R. H. Chen, M. L. Corradini, G. H. Su, S. Z. Qiu
Nuclear Science and Engineering | Volume 173 | Number 1 | January 2013 | Pages 1-14
Technical Paper | doi.org/10.13182/NSE12-10
Articles are hosted by Taylor and Francis Online.
A molten fuel breakup model that considers solidification effects is proposed in this paper. Both the effect of a solid crust layer and the effect of thermal stresses on the fuel particle fragmentation are taken into account in this model. This solidification model predicts the transient temperature profile and crust layer thickness of the fuel particle by numerically solving the Fourier heat conduction equation under specific initial and boundary conditions.
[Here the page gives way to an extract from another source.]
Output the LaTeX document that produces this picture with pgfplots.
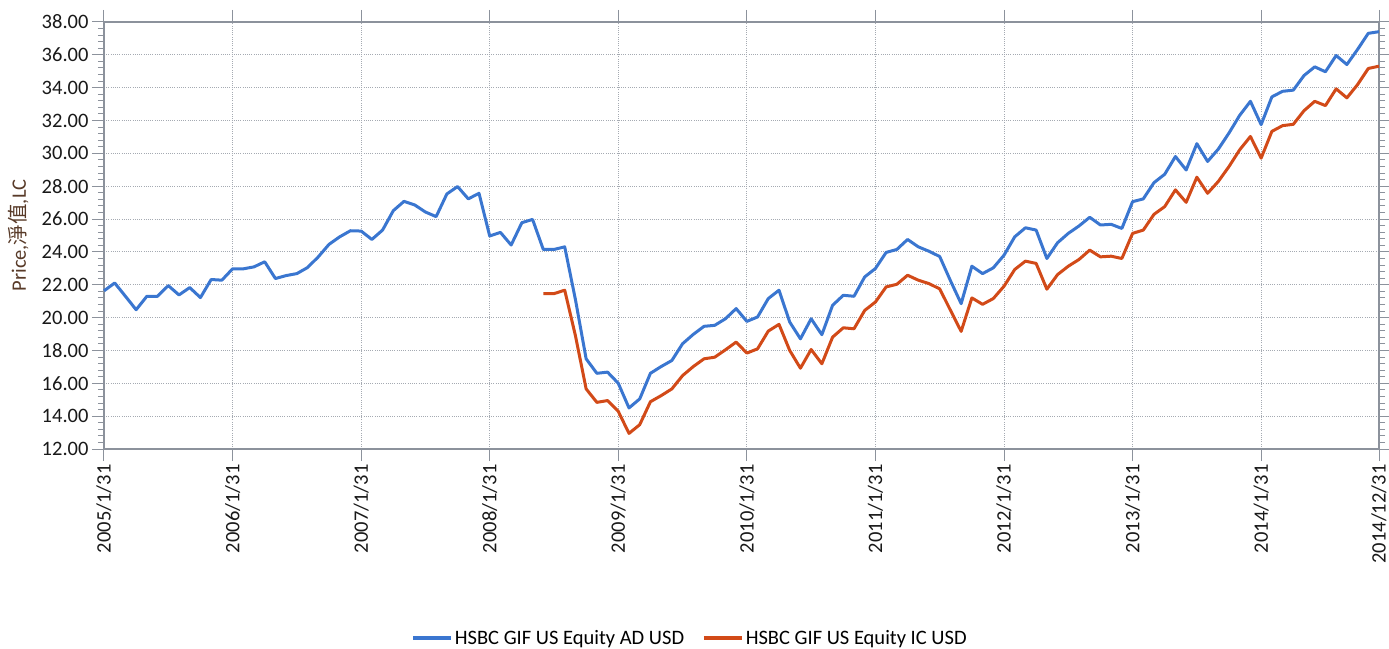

This fuel particle breakup model and transient temperature profile model were incorporated into the TEXAS fuel-coolant interaction (FCI) model; this revised TEXAS FCI model is called TEXAS-VI. This paper compares TEXAS-VI to the FARO L14 experiment (FARO L14), for which fuel-coolant mixing and quench data have been published. The FARO L14 pressure history, liquid water pool temperature, and vapor temperature were found to be in good agreement with the revised model predictions. This mixing behavior will also have an impact on FCI explosion energetics. The solidification effect is under investigation for energetics.